The band come crashing in on the opener ("Let's Go Out Tonight"), and are in the groove from the very first note. They never lose it on a journey that runs right through to the closing instrumental "Done With Me," and the way is littered with highlights. Every track is impressive, but the simplicity of "Mess Around" is especially effective, and highlights the attraction of Frost and Carr. There's no frills, it's just straight ahead, no nonsense Blues played with real feeling.

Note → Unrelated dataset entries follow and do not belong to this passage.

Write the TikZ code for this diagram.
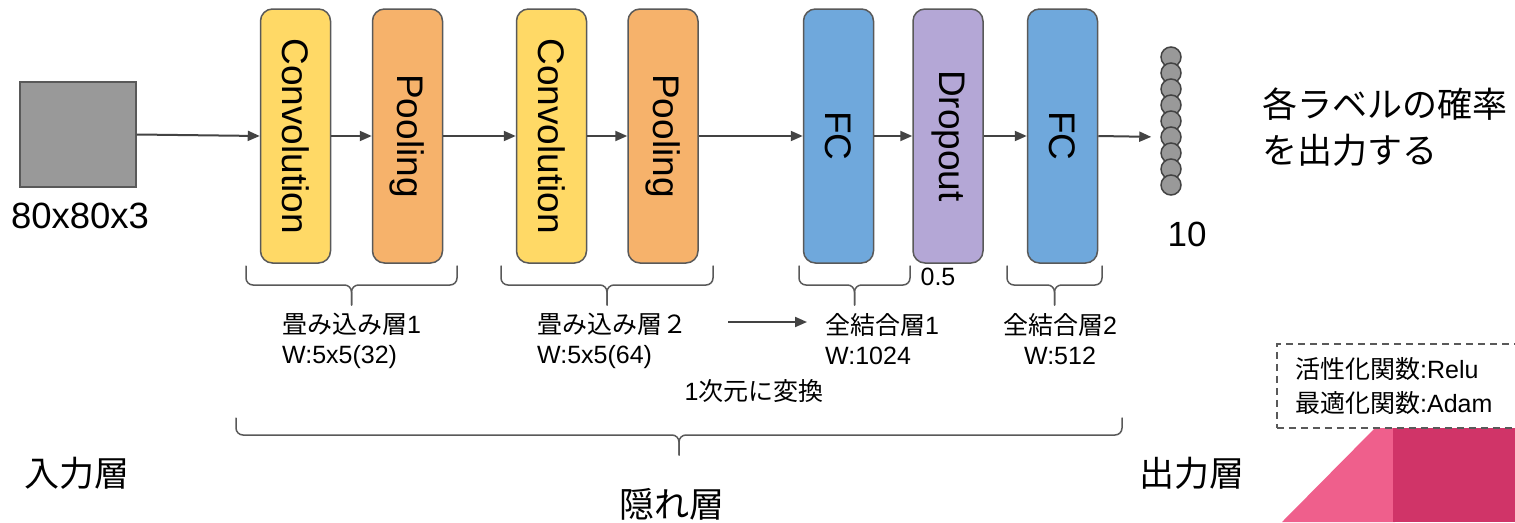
\documentclass[tikz,border=0pt]{standalone}
\usepackage{fontspec}
\setmainfont{Liberation Sans}
\newfontfamily\jp{Noto Sans CJK JP}
\usetikzlibrary{arrows.meta}
\definecolor{convc}{HTML}{FFD966}
\definecolor{poolc}{HTML}{F6B26B}
\definecolor{fcc}{HTML}{6FA8DC}
\definecolor{dropc}{HTML}{B4A7D6}
\definecolor{edgec}{HTML}{595959}
\definecolor{arrc}{HTML}{434343}
\definecolor{graybox}{HTML}{999999}
\definecolor{pinkl}{HTML}{EF5F8C}
\definecolor{pinkd}{HTML}{D03468}
\newcommand\mybrace[5]{%
  \draw[brc] (#1,#3) -- (#1,#4) -- ({(#1+#2)/2},#4) -- ({(#1+#2)/2},#5);
  \draw[brc] (#2,#3) -- (#2,#4) -- ({(#1+#2)/2},#4) -- ({(#1+#2)/2},#5);}
\begin{document}
\begin{tikzpicture}[x=1pt,y=-1pt,
  layer/.style={draw=edgec,line width=1.5pt,rounded corners=12pt,minimum width=70pt,minimum height=254pt,inner sep=0pt,font=\fontsize{37}{40}\selectfont},
  conn/.style={draw=arrc,line width=2pt,-{Triangle[length=12pt,width=10pt]}},
  brc/.style={draw=edgec,line width=1.5pt,rounded corners=7pt,line cap=round},
  small/.style={font=\fontsize{25}{30}\selectfont,inner sep=0pt},
  legendtxt/.style={font=\fontsize{25}{34}\selectfont,inner sep=0pt},
  big/.style={font=\fontsize{35}{46}\selectfont,inner sep=0pt},
  unit/.style={circle,draw=arrc,line width=1.5pt,fill=graybox,minimum size=20pt,inner sep=0pt}
]
\clip (0,0) rectangle (1515,522);
\fill[white] (0,0) rectangle (1515,522);

% decorative corner shapes
\fill[pinkl] (1282,522) -- (1375,428) -- (1395,428) -- (1395,522) -- cycle;
\fill[pinkd] (1393,428) rectangle (1515,522);

% input
\node[draw=edgec,line width=1.5pt,fill=graybox,minimum width=116pt,minimum height=105pt,inner sep=0pt] (inp) at (78,134.5) {};
\node[big,font=\fontsize{36.5}{46}\selectfont] (inlbl) at (80,216) {80x80x3};

% layers
\node[layer,fill=convc] (conv1) at (295.5,136) {\rotatebox{-90}{Convolution}};
\node[layer,fill=poolc] (pool1) at (407.5,136) {\rotatebox{-90}{Pooling}};
\node[layer,fill=convc] (conv2) at (551.5,136) {\rotatebox{-90}{Convolution}};
\node[layer,fill=poolc] (pool2) at (663,136) {\rotatebox{-90}{Pooling}};
\node[layer,fill=fcc] (fc1) at (838.5,136) {\rotatebox{-90}{FC}};
\node[layer,fill=dropc] (drop) at (948,136) {\rotatebox{-90}{Dropout}};
\node[layer,fill=fcc] (fc2) at (1062.5,136) {\rotatebox{-90}{FC}};

% output units
\foreach \i in {1,...,9} \node[unit] (o\i) at (1171,{57+16*(\i-1)}) {};

% connectors
\draw[conn] (inp.east) -- (conv1.west);
\draw[conn] (conv1.east) -- (pool1.west);
\draw[conn] (pool1.east) -- (conv2.west);
\draw[conn] (conv2.east) -- (pool2.west);
\draw[conn] (pool2.east) -- (fc1.west);
\draw[conn] (fc1.east) -- (drop.west);
\draw[conn] (drop.east) -- (fc2.west);
\draw[conn,shorten >=9pt] (fc2.east) -- (o6.west);

% braces
\mybrace{246}{457}{266}{285}{305}
\mybrace{501}{713}{266}{285}{305}
\mybrace{799}{910}{266}{285}{305}
\mybrace{1007}{1102}{266}{285}{305}
\mybrace{236}{1122}{418}{435}{455}

% labels
\node[small,align=left,anchor=west] (l1) at (282,341) {{\jp 畳み込み層}1\\W:5x5(32)};
\node[small,align=left,anchor=west] (l2) at (537,341) {{\jp 畳み込み層２}\\W:5x5(64)};
\node[small,align=left,anchor=west] (l3) at (825,339) {{\jp 全結合層}1\\W:1024};
\node[small,align=center] (l4) at (1060,339) {{\jp 全結合層}2\\W:512};
\node[small] (l5) at (754,391) {1{\jp 次元に変換}};
\coordinate (fa) at (728,322);
\coordinate (fb) at (807,322);
\draw[conn] (fa) -- (fb);
\node[small] (drp) at (938,277) {0.5};
\node[big] (ten) at (1187,234) {10};
\node[big] (inl) at (77,473) {\jp 入力層};
\node[big] (hid) at (672,504) {\jp 隠れ層};
\node[big] (outl) at (1192,473) {\jp 出力層};
\node[big,align=left,anchor=west] (prob) at (1262,127) {{\jp 各ラベルの確率}\\{\jp を出力する}};

% legend
\node[draw=edgec,line width=1.5pt,dash pattern=on 7pt off 5pt,anchor=north west,minimum width=254pt,minimum height=84pt,inner sep=0pt] (legend) at (1276,343) {};
\node[legendtxt,align=left,anchor=west] (fn) at (1295,386) {{\jp 活性化関数}:Relu\\{\jp 最適化関数}:Adam};
\end{tikzpicture}
\end{document}
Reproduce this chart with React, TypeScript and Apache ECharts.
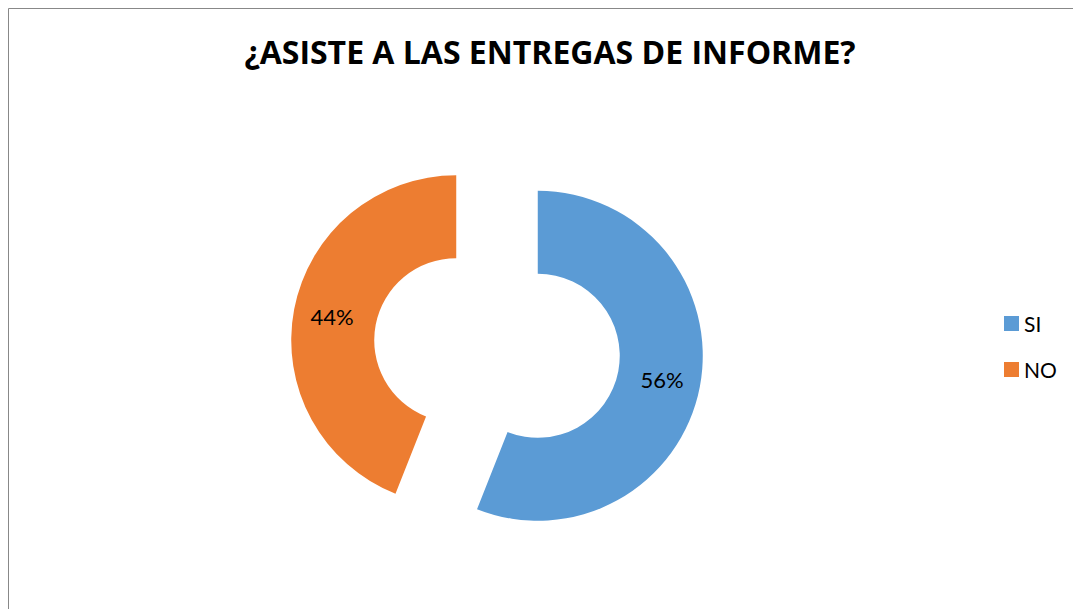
import React, { useEffect, useRef } from "react";
import * as echarts from "echarts";

const categories = ["SI", "NO"];
const values = [56, 44];
const colors = ["#5B9BD5", "#ED7D31"];
const title = "¿ASISTE A LAS ENTREGAS DE INFORME?";

export default function App() {
  const ref = useRef<HTMLDivElement>(null);
  useEffect(() => {
    if (!ref.current) return;
    const chart = echarts.init(ref.current, undefined, { renderer: "svg" });
    chart.setOption({
      animation: false,
      backgroundColor: "#ffffff",
      title: {
        text: title,
        left: 545,
        textAlign: "center",
        top: 30,
        textStyle: { fontFamily: "Open Sans", fontWeight: "bold", fontSize: 32, color: "#000" },
      },
      legend: {
        orient: "vertical",
        left: 999,
        top: 308,
        itemWidth: 15,
        itemHeight: 15,
        itemGap: 25,
        icon: "rect",
        data: categories,
        textStyle: { fontFamily: "Lato", fontSize: 21, color: "#000" },
      },
      graphic: [
        { type: "line", shape: { x1: 8.5, y1: 8.5, x2: 1073, y2: 8.5 }, style: { stroke: "#888", lineWidth: 1 } },
        { type: "line", shape: { x1: 8.5, y1: 8.5, x2: 8.5, y2: 609 }, style: { stroke: "#888", lineWidth: 1 } },
      ],
      series: [
        {
          type: "pie",
          center: [497, 348],
          radius: [82, 165],
          startAngle: 90,
          clockwise: true,
          selectedMode: "multiple",
          selectedOffset: 41.5,
          label: {
            show: true,
            position: "inside",
            formatter: (p: any) => `${p.value}%`,
            fontFamily: "Lato",
            fontSize: 22,
            color: "#000",
          },
          labelLine: { show: false },
          emphasis: { disabled: true },
          data: categories.map((c, i) => ({
            name: c,
            value: values[i],
            selected: true,
            itemStyle: { color: colors[i] },
          })),
        },
      ],
    });
    return () => chart.dispose();
  }, []);
  return (
    <div
      ref={ref}
      style={{ position: "fixed", left: 0, top: 0, width: 1073, height: 609 }}
    />
  );
}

Frost's harp playing is highly expressive and powerful. He attributed it to playing from the gut, rather than the chest. There's a raw edge to his style, making him sound a little like an unpolished version of Sonny Boy Williamson II, and all the better for it. Frost also wrote 11 of the 12 tracks here, and handles the singing in a very effective worldly-weary style. Carr wrote the other track ("Owl Headed Woman") which he also sing.
Carr, who is also fluent on guitar, bass and keyboards, is a drummer's drummer. He only took up drumming because he couldn't find a steady drummer for the band. Fortunately his father's protestations that "You'll never be able to play drums. Why, you couldn't even cool soup." turned out to be wide of the mark. Carr was the foundation of most things that he and Frost did, both on and off stage, even though he's ten years Frost's senior. There was a synergy between the two of them which is apparent on their recordings but was especially evident in their live performances.
"The Jelly Roll Kings" should be in everyone's collection, as a lasting tribute to the legend that was Frank Frost, if for no other reason. It stands on its own merits, too, as one of the finest examples of how powerful down home Blues can sound in the hands of experts. Essential listening.